It’s Christmas time, and shopping for the holiday is now in full swing. During Isabella’s lifetime, Christmas ads filled the issues of newspapers and magazines, tempting shoppers with bargains and gift ideas.
Among the many advertisements for books, handkerchiefs, slippers, and gloves were ads for a gift the whole family could enjoy: a piano.
The idea wasn’t as extravagant as it might sound; by the late 1890s pianos were quite affordable. Dealers and manufacturers offered consumers credit or payment plans that made purchasing a piano within the reach of families with more modest incomes.
Families weren’t the only ones who took advantage of these arrangements. In Pansy’s Advice to Readers, Isabella wrote about a group of school girls who bought a piano for their gymnasium by raising the money themselves and making regular payments to the dealer.
Such arrangements meant pianos were no longer an article of luxury available only to the wealthy. As more families were able to purchase pianos, American social life began to change. Previously, people gathered at churches, concert halls, and other public places to enjoy music; but affordable pianos allowed people to enjoy music at home and within their own family circle.
But even affordable pianos presented a challenge: someone had to learn how to play them.
Once a piano was installed in a home, there were lessons to be had and endless hours of practice in order for a player to become proficient. But in the 1890s self-playing devices came on the market that again changed how families brought music into their homes.
There were two kinds of self-playing devices: those that attached to pianos, and those that were placed inside them.
Invented in America, the pianola was a cabinet-type device that was pushed up against a piano keyboard. It depressed the piano keys with protruding felt-covered levers controlled by a perforated paper roll.
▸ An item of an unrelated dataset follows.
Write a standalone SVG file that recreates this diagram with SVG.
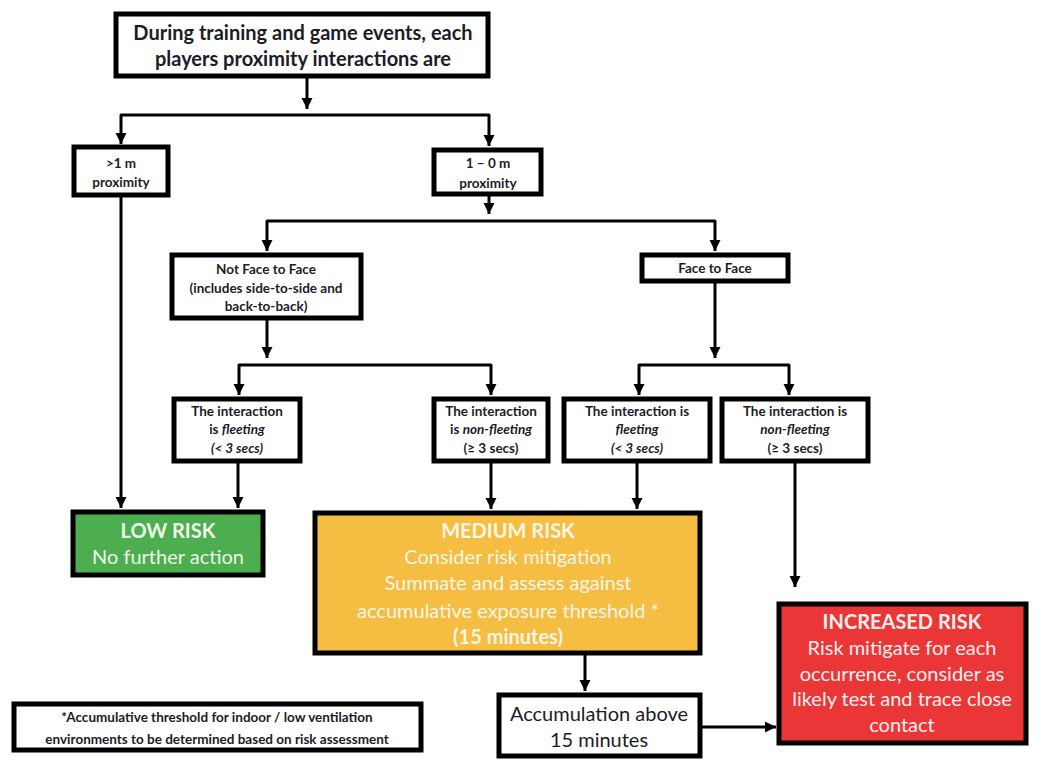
<svg xmlns="http://www.w3.org/2000/svg" width="1051" height="773" viewBox="0 0 1051 773">
<defs>
<marker id="ah" markerUnits="userSpaceOnUse" markerWidth="12" markerHeight="12" refX="11" refY="6" orient="auto">
<path d="M0,0.5 L11,6 L0,11.5 z" fill="#000"/>
</marker>
<style>
.box{fill:#fff;stroke:#000;stroke-width:5}
.t{font-family:Lato,"Open Sans","Liberation Sans",sans-serif;text-anchor:middle;fill:#1c1c28}
.big{font-size:20px}
.sm{font-size:13.5px;font-weight:bold}
.fn{font-size:13.5px;font-weight:bold}
.b{font-weight:bold}
.i{font-style:italic}
.w{fill:#fdf6e6}
.r{fill:#fff0f0}
.g{fill:#eef8ea}
.con path{fill:none;stroke:#000;stroke-width:3;stroke-linejoin:round}
</style>
</defs>
<rect width="1051" height="773" fill="#fff"/>
<g class="con">
<path d="M307,78 V109" marker-end="url(#ah)"/>
<path d="M307,115 H121 V144" marker-end="url(#ah)"/>
<path d="M307,115 H489 V146" marker-end="url(#ah)"/>
<path d="M121,197 V508" marker-end="url(#ah)"/>
<path d="M489,196 V214" marker-end="url(#ah)"/>
<path d="M489,221 H267 V251" marker-end="url(#ah)"/>
<path d="M489,221 H715 V251" marker-end="url(#ah)"/>
<path d="M267,320 V358" marker-end="url(#ah)"/>
<path d="M267,365 H239 V395" marker-end="url(#ah)"/>
<path d="M267,365 H491 V395" marker-end="url(#ah)"/>
<path d="M715,283 V358" marker-end="url(#ah)"/>
<path d="M715,365 H639 V395" marker-end="url(#ah)"/>
<path d="M715,365 H789 V395" marker-end="url(#ah)"/>
<path d="M238,463 V508" marker-end="url(#ah)"/>
<path d="M491,463 V509" marker-end="url(#ah)"/>
<path d="M637,463 V509" marker-end="url(#ah)"/>
<path d="M795,463 V587" marker-end="url(#ah)"/>
<path d="M585,655 V691" marker-end="url(#ah)"/>
<path d="M702,727 H776" marker-end="url(#ah)"/>
</g>
<g id="start">
<rect class="box" x="116" y="14" width="372" height="62"/>
<text class="t big b" x="303" y="40">During training and game events, each</text>
<text class="t big b" x="303" y="66">players proximity interactions are</text>
</g>
<g id="far">
<rect class="box" x="74" y="147" width="94" height="48"/>
<text class="t sm" x="121" y="168">&gt;1 m</text>
<text class="t sm" x="121" y="187">proximity</text>
</g>
<g id="near">
<rect class="box" x="434" y="150" width="107" height="44"/>
<text class="t sm" x="488" y="168">1 – 0 m</text>
<text class="t sm" x="488" y="188">proximity</text>
</g>
<g id="notface">
<rect class="box" x="172" y="255" width="189" height="63"/>
<text class="t sm" x="266" y="274">Not Face to Face</text>
<text class="t sm" x="266" y="293">(includes side-to-side and</text>
<text class="t sm" x="266" y="311">back-to-back)</text>
</g>
<g id="face">
<rect class="box" x="642" y="255" width="146" height="26"/>
<text class="t sm" x="715" y="273">Face to Face</text>
</g>
<g id="nf-fleeting">
<rect class="box" x="174" y="399" width="126" height="62"/>
<text class="t sm" x="237" y="416">The interaction</text>
<text class="t sm" x="237" y="434">is <tspan class="i">fleeting</tspan></text>
<text class="t sm i" x="237" y="453">(&lt; 3 secs)</text>
</g>
<g id="nf-nonfleeting">
<rect class="box" x="434" y="399" width="114" height="62"/>
<text class="t sm" x="491" y="416">The interaction</text>
<text class="t sm" x="491" y="434">is <tspan class="i">non-fleeting</tspan></text>
<text class="t sm" x="491" y="453">(≥ 3 secs)</text>
</g>
<g id="f-fleeting">
<rect class="box" x="564" y="399" width="146" height="62"/>
<text class="t sm" x="637" y="416">The interaction is</text>
<text class="t sm i" x="637" y="434">fleeting</text>
<text class="t sm i" x="637" y="453">(&lt; 3 secs)</text>
</g>
<g id="f-nonfleeting">
<rect class="box" x="722" y="399" width="146" height="62"/>
<text class="t sm" x="795" y="416">The interaction is</text>
<text class="t sm i" x="795" y="434">non-fleeting</text>
<text class="t sm" x="795" y="453">(≥ 3 secs)</text>
</g>
<g id="low">
<rect x="73" y="512" width="190" height="63" fill="#4dae4f" stroke="#000" stroke-width="5"/>
<text class="t big b g" x="168" y="538">LOW RISK</text>
<text class="t big g" x="168" y="564">No further action</text>
</g>
<g id="medium">
<rect x="315" y="513" width="385" height="140" fill="#f5bd42" stroke="#000" stroke-width="5"/>
<text class="t big b w" x="508" y="538">MEDIUM RISK</text>
<text class="t big w" x="508" y="564">Consider risk mitigation</text>
<text class="t big w" x="508" y="590">Summate and assess against</text>
<text class="t big w" x="508" y="618">accumulative exposure threshold *</text>
<text class="t big b w" x="508" y="644">(15 minutes)</text>
</g>
<g id="accum">
<rect class="box" x="499" y="695" width="201" height="61"/>
<text class="t big" x="599" y="721">Accumulation above</text>
<text class="t big" x="599" y="747">15 minutes</text>
</g>
<g id="increased">
<rect x="779" y="604" width="247" height="139" fill="#ea3636" stroke="#000" stroke-width="5"/>
<text class="t big b r" x="902" y="629">INCREASED RISK</text>
<text class="t big r" x="902" y="655">Risk mitigate for each</text>
<text class="t big r" x="902" y="681">occurrence, consider as</text>
<text class="t big r" x="902" y="706">likely test and trace close</text>
<text class="t big r" x="902" y="732">contact</text>
</g>
<g id="footnote">
<rect class="box" x="14" y="704" width="407" height="46"/>
<text class="t fn" x="217" y="722">*Accumulative threshold for indoor / low ventilation</text>
<text class="t fn" x="217" y="744">environments to be determined based on risk assessment</text>
</g>
</svg>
A person had to be seated at the device to work the pumping pedals so air pressure created suction to rotate the roll.
The other type—the player-piano—operated in the same manner with a rotating perforated roll, but the device was installed within the piano itself.
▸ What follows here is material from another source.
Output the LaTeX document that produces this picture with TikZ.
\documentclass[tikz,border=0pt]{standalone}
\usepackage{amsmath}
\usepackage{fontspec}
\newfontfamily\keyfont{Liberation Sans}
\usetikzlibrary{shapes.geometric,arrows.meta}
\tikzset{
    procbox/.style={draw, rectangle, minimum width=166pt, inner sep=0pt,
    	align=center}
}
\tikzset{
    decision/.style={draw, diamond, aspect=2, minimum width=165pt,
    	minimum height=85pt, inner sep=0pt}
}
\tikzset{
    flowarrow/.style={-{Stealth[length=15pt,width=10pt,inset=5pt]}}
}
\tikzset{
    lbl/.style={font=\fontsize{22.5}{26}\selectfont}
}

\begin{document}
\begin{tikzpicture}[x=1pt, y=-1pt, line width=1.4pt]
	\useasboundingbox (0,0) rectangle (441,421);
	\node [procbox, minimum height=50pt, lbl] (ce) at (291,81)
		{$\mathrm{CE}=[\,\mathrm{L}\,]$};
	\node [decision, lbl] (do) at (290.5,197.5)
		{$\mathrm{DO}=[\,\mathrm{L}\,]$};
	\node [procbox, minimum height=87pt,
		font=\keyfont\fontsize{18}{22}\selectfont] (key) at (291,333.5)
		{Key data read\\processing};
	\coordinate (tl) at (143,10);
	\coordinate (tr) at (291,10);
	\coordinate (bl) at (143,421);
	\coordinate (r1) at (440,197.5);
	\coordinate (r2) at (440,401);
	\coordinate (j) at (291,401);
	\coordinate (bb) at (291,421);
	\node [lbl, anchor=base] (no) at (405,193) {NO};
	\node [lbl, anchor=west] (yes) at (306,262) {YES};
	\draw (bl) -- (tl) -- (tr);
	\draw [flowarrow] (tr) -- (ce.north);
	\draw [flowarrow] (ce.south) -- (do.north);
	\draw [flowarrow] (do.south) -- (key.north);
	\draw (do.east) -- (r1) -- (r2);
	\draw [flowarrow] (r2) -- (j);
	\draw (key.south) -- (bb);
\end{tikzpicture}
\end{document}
According to the editor of The Piano and Organ Purchaser’s Guide for 1908, these devices “made tens of thousands of pianos eloquent with good and popular music”—pianos that formerly were silent, except when there was a dance at home, or on a Sunday, when a few hymns were played.
“The present of a pianola is a present to every member of the family.” So declared a magazine advertisement in 1904 that urged consumers to consider buying a mechanical piano player for Christmas.
It wasn’t just families that could now listen to beautiful music in their homes. This ad in a 1904 issue of Booklover’s Magazine suggested a pianola cabinet player was the ideal gift for a bachelor’s home.
Those self-playing piano devices opened up whole new musical worlds for people. Many who never visited the opera or a concert before became thoroughly acquainted with world-class musical and orchestral compositions.
Sales of pianolas and player pianos peaked in the mid-1920s when gramophone recordings and the arrival of radio caused their popularity to wane.
But while in their heyday, pianos, pianolas, and player pianos made an important mark on American culture, bringing music and joy to thousands of families. Isn’t that a wonderful gift to receive?